Si este planteamiento fuera cierto, Cuba no tendría nada que objetar. Si se tratara solo de una cuestión de persuasión y de confrontación ideológica no habría nada que denunciar, pero esta es una de las ideas que menos se sostiene de to­do el discurso de Obama. En primer lugar, se con­tradice con otras declaraciones del presidente y sus asesores más cercanos y, en segundo lu­gar, lo cual es más importante, no se corresponde con lo que está sucediendo en la práctica. Solo tres días después de la visita de Obama a Cuba, el Departamento de Estado anunció un programa de orientación de prácticas comunitarias por $ 753 989 para «jóvenes líderes emergentes de la sociedad civil cubana». La administración Obama, según el Servicio de In­ves­ti­ga­ciones del Congreso —de enero del 2016— es la que más fondos públicos ha destinado a la subversión interna del sistema cubano en los úl­timos 20 años, unos 159, 3 millones de dólares entre el 2009 y el 2016.
Por otro lado, a pesar de todos los pronunciamientos de Obama contra el bloqueo y de los pasos que ha dado su administración en el camino hacia su desmantelamiento, aún la relación económica y comercial entre Cuba y los Estados Unidos está lejos de ser normal. Como ha declarado el ministro de Relaciones Exteriores de Cu­ba, Bruno Rodríguez, esos pasos han sido po­sitivos, pero limitados y con una clara mo­ti­va­ción política que discrimina al sector es­tatal de la economía cubana. Exceptuando el sector de las telecomunicaciones, las empresas estadounidenses siguen teniendo prohibido in­vertir en la Isla. Persisten las restricciones de ex­por­ta­ción de los principales productos y servicios cu­banos hacia el mercado estadounidense.
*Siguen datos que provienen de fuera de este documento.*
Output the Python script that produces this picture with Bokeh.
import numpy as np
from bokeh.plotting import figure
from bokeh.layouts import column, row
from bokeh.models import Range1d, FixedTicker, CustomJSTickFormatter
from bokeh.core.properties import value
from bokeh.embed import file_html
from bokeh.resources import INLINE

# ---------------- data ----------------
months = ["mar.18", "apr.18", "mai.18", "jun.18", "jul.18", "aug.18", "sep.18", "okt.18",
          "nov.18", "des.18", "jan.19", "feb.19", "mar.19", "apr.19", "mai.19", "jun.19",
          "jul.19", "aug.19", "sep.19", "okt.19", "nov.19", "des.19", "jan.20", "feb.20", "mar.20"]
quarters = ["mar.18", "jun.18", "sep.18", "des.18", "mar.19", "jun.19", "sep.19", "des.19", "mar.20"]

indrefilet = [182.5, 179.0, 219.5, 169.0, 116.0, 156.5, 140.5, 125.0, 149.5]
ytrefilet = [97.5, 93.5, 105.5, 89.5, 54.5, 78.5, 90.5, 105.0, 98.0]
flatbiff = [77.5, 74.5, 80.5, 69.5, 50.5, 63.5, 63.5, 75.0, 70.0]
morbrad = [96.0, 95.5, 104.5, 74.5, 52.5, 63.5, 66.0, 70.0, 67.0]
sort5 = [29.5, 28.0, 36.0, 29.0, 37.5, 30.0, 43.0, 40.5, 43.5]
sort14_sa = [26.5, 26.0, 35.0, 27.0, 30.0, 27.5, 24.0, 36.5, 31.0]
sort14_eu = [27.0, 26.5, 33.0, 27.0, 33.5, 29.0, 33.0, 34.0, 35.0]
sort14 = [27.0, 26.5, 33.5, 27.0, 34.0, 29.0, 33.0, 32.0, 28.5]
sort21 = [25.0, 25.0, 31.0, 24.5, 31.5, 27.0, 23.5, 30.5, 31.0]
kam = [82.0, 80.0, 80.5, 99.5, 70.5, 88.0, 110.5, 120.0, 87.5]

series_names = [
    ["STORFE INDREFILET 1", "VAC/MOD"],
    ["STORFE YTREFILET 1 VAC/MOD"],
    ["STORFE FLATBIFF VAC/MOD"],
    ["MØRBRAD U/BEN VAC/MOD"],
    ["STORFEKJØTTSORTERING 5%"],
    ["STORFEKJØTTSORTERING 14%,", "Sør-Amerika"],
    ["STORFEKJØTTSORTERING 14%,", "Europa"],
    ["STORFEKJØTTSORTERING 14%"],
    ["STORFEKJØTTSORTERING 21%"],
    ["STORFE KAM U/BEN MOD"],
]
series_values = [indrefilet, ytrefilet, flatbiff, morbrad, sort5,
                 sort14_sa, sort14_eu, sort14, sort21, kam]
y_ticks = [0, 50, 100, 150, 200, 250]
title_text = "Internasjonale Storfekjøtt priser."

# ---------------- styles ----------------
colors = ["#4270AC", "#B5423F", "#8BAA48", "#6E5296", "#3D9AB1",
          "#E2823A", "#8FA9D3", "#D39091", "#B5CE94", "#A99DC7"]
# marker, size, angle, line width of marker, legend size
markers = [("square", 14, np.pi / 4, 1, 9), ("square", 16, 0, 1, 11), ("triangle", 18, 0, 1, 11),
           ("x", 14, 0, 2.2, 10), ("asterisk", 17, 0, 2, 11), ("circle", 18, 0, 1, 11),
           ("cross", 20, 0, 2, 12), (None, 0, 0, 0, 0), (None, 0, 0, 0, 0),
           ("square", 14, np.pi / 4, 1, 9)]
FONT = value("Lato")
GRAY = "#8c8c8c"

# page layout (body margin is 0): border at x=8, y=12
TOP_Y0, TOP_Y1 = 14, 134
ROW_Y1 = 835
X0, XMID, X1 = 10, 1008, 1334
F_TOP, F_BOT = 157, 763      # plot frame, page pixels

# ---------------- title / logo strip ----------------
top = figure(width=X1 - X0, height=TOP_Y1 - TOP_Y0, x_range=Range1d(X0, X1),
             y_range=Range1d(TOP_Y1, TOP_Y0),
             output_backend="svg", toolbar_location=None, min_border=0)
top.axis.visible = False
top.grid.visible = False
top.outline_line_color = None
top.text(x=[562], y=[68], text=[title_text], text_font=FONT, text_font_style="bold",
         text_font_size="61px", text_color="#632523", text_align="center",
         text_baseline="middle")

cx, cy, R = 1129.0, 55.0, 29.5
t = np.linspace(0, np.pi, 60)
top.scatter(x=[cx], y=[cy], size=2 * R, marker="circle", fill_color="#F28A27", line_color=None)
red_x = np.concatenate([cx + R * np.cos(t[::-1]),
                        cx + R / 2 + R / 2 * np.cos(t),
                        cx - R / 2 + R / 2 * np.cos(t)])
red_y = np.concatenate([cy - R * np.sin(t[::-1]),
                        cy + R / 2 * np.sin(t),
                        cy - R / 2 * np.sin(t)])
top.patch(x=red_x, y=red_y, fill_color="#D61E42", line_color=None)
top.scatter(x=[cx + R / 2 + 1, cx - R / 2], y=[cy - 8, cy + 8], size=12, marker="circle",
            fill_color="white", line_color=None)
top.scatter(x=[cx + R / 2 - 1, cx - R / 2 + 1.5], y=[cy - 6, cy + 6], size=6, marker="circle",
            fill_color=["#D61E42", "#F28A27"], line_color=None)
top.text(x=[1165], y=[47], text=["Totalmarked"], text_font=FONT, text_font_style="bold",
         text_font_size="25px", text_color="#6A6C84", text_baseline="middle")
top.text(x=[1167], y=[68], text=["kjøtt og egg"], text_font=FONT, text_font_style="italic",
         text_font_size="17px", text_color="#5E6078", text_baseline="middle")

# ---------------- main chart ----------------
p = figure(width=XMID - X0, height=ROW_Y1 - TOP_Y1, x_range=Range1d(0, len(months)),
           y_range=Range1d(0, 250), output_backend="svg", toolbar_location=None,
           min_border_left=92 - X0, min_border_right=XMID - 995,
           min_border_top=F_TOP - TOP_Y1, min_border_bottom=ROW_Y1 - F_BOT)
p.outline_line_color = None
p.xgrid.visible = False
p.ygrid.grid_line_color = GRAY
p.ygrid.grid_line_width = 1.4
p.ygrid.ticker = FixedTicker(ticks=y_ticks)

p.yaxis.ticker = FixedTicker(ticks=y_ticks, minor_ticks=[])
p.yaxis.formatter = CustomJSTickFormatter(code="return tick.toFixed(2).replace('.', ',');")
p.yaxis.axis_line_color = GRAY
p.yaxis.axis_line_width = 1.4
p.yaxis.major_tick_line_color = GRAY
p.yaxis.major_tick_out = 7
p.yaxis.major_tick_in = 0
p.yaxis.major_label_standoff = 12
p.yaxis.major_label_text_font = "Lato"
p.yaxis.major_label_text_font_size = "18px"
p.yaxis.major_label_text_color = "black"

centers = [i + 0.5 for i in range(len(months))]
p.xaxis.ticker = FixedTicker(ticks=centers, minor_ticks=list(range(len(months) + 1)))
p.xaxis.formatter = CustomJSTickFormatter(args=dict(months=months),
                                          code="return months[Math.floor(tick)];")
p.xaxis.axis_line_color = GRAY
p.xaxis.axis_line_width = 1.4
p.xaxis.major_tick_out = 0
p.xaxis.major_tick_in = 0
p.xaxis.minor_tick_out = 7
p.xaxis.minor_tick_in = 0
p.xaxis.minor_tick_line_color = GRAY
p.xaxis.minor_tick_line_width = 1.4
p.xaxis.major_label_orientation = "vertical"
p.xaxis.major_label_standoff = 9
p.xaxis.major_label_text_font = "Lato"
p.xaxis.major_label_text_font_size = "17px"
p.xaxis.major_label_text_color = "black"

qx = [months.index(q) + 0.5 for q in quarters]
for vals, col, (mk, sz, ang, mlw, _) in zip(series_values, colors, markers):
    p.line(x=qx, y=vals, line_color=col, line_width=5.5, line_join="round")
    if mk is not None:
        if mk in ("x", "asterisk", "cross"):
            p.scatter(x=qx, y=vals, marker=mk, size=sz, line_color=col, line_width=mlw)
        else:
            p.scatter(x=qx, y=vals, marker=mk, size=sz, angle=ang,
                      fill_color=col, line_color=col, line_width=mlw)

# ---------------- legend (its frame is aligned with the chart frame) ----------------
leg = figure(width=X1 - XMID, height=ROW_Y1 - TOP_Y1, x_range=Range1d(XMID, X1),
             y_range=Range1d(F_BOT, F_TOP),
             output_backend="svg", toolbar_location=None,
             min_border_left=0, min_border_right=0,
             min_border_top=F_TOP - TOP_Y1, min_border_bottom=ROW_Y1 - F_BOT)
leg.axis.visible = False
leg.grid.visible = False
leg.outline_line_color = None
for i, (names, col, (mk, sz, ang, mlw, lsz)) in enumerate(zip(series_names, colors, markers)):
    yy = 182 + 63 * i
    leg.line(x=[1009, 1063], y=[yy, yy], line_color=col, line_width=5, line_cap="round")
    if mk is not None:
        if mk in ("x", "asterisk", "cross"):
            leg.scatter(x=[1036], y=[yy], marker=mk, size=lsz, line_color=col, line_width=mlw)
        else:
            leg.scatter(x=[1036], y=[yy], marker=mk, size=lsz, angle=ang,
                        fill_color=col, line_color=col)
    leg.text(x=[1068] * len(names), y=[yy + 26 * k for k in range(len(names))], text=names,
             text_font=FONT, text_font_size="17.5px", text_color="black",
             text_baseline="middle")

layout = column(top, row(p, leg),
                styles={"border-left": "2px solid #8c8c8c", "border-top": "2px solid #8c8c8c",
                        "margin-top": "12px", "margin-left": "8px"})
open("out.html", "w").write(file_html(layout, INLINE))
La po­si­bi­li­dad de que Cuba utilice el dólar en las tran­sac­ciones financieras —medida que aún no se ha puesto en práctica— no incluye a las tran­sac­ciones financieras con bancos estadounidenses, ni que la Isla pueda tener cuentas de co­rres­ponsalía en los mismos.¿Acaso eso es normal?
Como ha expresado el abogado estadounidense Robert Muse: «Para que EE.UU. tenga re­laciones normales con Cuba, debe hacer dos co­sas: en primer lugar, eliminar las medidas punitivas impuestas a ese país; y en segundo lugar, extender a Cuba los beneficios de las naciones que están en paz. Un ejemplo de esto último es la concesión de igualdad de acceso a uno que otro mercado. Esto significa ir más allá de levantar la actual prohibición estadounidense de las importaciones cubanas y la prohibición sobre las exportaciones estadounidenses a Cuba». Por lo tanto, prefiero caracterizar esta etapa que estamos viviendo de las relaciones Estados Unidos-Cuba, como de transición hacia una modelo de convivencia más civilizada entre contrarios, o de modus vivendi entre adversarios ideológicos.
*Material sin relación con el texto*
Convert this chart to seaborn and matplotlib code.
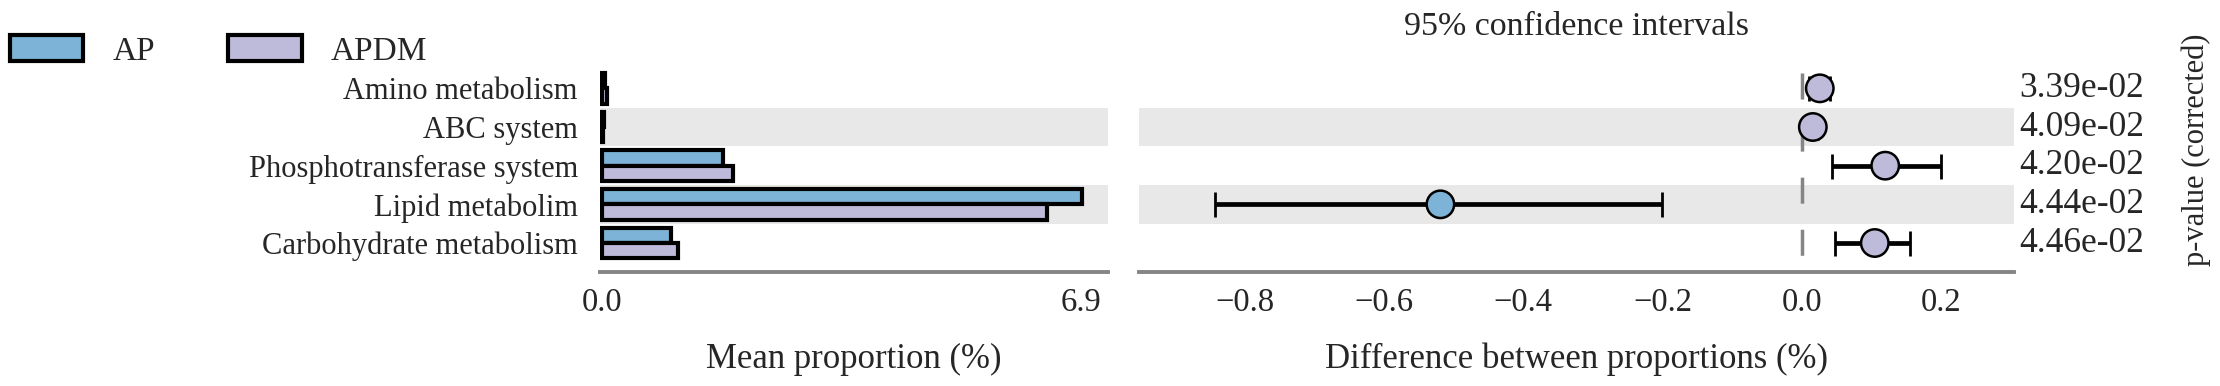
import pandas as pd
import matplotlib.pyplot as plt
import matplotlib.transforms as mtransforms
import seaborn as sns
from matplotlib.patches import Patch

# values
pathways = ["Amino metabolism", "ABC system", "Phosphotransferase system",
            "Lipid metabolim", "Carbohydrate metabolism"]
groups = ["AP", "APDM"]
mean_ap = [0.04, 0.03, 1.74, 6.92, 1.00]
mean_apdm = [0.07, 0.02, 1.89, 6.41, 1.10]
diff = [0.026, 0.016, 0.120, -0.519, 0.105]
ci_low = [0.010, 0.008, 0.043, -0.843, 0.048]
ci_high = [0.040, 0.024, 0.200, -0.200, 0.156]
p_values = ["3.39e-02", "4.09e-02", "4.20e-02", "4.44e-02", "4.46e-02"]
left_ticks = [0.0, 6.9]
right_ticks = [-0.8, -0.6, -0.4, -0.2, 0.0, 0.2]

colors = {"AP": "#7db3d6", "APDM": "#bebada"}
band_color = "#e8e8e8"
axis_gray = "#858585"

sns.set_style("white")
plt.rcParams["font.family"] = ["Liberation Serif", "DejaVu Serif"]
plt.rcParams["font.size"] = 22

df = pd.DataFrame({
    "pathway": pathways * 2,
    "group": ["AP"] * len(pathways) + ["APDM"] * len(pathways),
    "value": mean_ap + mean_apdm,
})
df_ci = pd.DataFrame({
    "pos": range(len(pathways)),
    "diff": diff,
    "enriched": ["AP" if d < 0 else "APDM" for d in diff],
})

W, H = 2220, 386
fig = plt.figure(figsize=(W / 100, H / 100), dpi=100)
ax1 = fig.add_axes([600 / W, 114 / H, 508 / W, 203 / H])
ax2 = fig.add_axes([1139 / W, 114 / H, 875 / W, 203 / H])

# left panel: mean proportions
for i in (1, 3):
    ax1.axhspan(i - 0.5, i + 0.5, color=band_color, zorder=0, lw=0)
sns.barplot(data=df, x="value", y="pathway", hue="group", hue_order=groups,
            palette=colors, orient="h", width=0.8, edgecolor="black",
            linewidth=3, saturation=1, legend=False, ax=ax1, zorder=2)
ax1.set_xlim(-0.03, 7.29)
ax1.set_ylim(4.75, -0.5)
ax1.set_xticks(left_ticks)
ax1.set_xticklabels([f"{t:.1f}" for t in left_ticks])
ax1.set_xlabel("Mean proportion (%)", fontsize=25, labelpad=18)
ax1.set_ylabel("")
ax1.tick_params(axis="y", length=0, pad=16, labelsize=22)

# right panel: difference with 95% CI
for i in (1, 3):
    ax2.axhspan(i - 0.5, i + 0.5, color=band_color, zorder=0, lw=0)
ax2.plot([0, 0], [-0.4, 4.5], color=axis_gray, lw=2.5,
         ls=(0, (7.5, 7.5)), zorder=1)
for i in range(len(pathways)):
    ax2.errorbar(diff[i], i, xerr=[[diff[i] - ci_low[i]], [ci_high[i] - diff[i]]],
                 fmt="none", ecolor="black", elinewidth=3.4, capsize=9,
                 capthick=2, zorder=2)
sns.scatterplot(data=df_ci, x="diff", y="pos", hue="enriched", palette=colors,
                s=390, edgecolor="black", linewidth=1.8, legend=False,
                ax=ax2, zorder=3)
ax2.set_xlim(-0.952, 0.305)
ax2.set_ylim(4.75, -0.5)
ax2.set_xticks(right_ticks)
ax2.set_xticklabels([f"{t:.1f}".replace("-", "\u2212") for t in right_ticks])
ax2.set_yticks([])
ax2.set_xlabel("Difference between proportions (%)", fontsize=25, labelpad=18)
ax2.set_ylabel("")

trans = mtransforms.blended_transform_factory(ax2.transAxes, ax2.transData)
for i, p in enumerate(p_values):
    ax2.text(1.006, i, p, transform=trans, ha="left", va="center", fontsize=25.5)

for ax in (ax1, ax2):
    for side in ("top", "right", "left"):
        ax.spines[side].set_visible(False)
    ax.spines["bottom"].set_color(axis_gray)
    ax.spines["bottom"].set_linewidth(2.8)
    ax.tick_params(axis="x", direction="in", length=7, width=1.5,
                   color=axis_gray, pad=11, labelsize=23.5)

fig.text(1576 / W, 1 - 27 / H, "95% confidence intervals", ha="center",
         va="center", fontsize=24.5)
fig.text(2196 / W, 1 - 150 / H, "p-value (corrected)", rotation=90,
         ha="center", va="center", fontsize=22)

handles = [Patch(facecolor=colors[g], edgecolor="black", linewidth=3) for g in groups]
fig.legend(handles, groups, loc="center left", bbox_to_anchor=(10 / W, 1 - 51 / H),
           ncol=2, frameon=False, fontsize=24, handlelength=2.2, handleheight=0.81,
           handletextpad=0.87, columnspacing=2.2, borderpad=0, borderaxespad=0)

fig.savefig("out.png", dpi=100)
Algunos consideran incluso que resulta utópico pensar que EE.UU. algún día tendrá una relación normal con Cuba, pues ese tipo de relación no lo tiene ni siquiera con sus aliados, al ser el hegemón regional y la superpotencia líder del capitalismo global. Pero como Fidel le dijera a dos enviados de Carter en conversaciones secretas sostenidas en La Habana, 1978: «Tal vez sea idealista de mi parte, pero nunca he aceptado las prerrogativas universales de los Estados Unidos. Nunca acepté y nunca aceptaré la existencia de leyes diferentes y reglas diferentes».
No obstante, como el camino hacia la «normalización» en­tre Cuba y Estados Unidos no de­ja de ser también un viaje hacia lo ignoto, esa utopía resulta imprescindible para caminar.

«Estamos listos para acompañarlos, pero respetando vuestra identidad, vuestro modelo, vu­es­­tra independencia. Para nosotros esos son principios esenciales», expresó el presidente fran­cés François Hollande, cuando visitó Cuba en mayo del 2015. Por qué no soñar con escuchar algún día ese planteamiento de un presidente norteamericano. Y más importante que escucharlas, ver que esas palabras se corresponden con la realidad. Solo llegado ese mo­mento, podremos entonces sostener que he­mos alcanzado la normalización de las relaciones.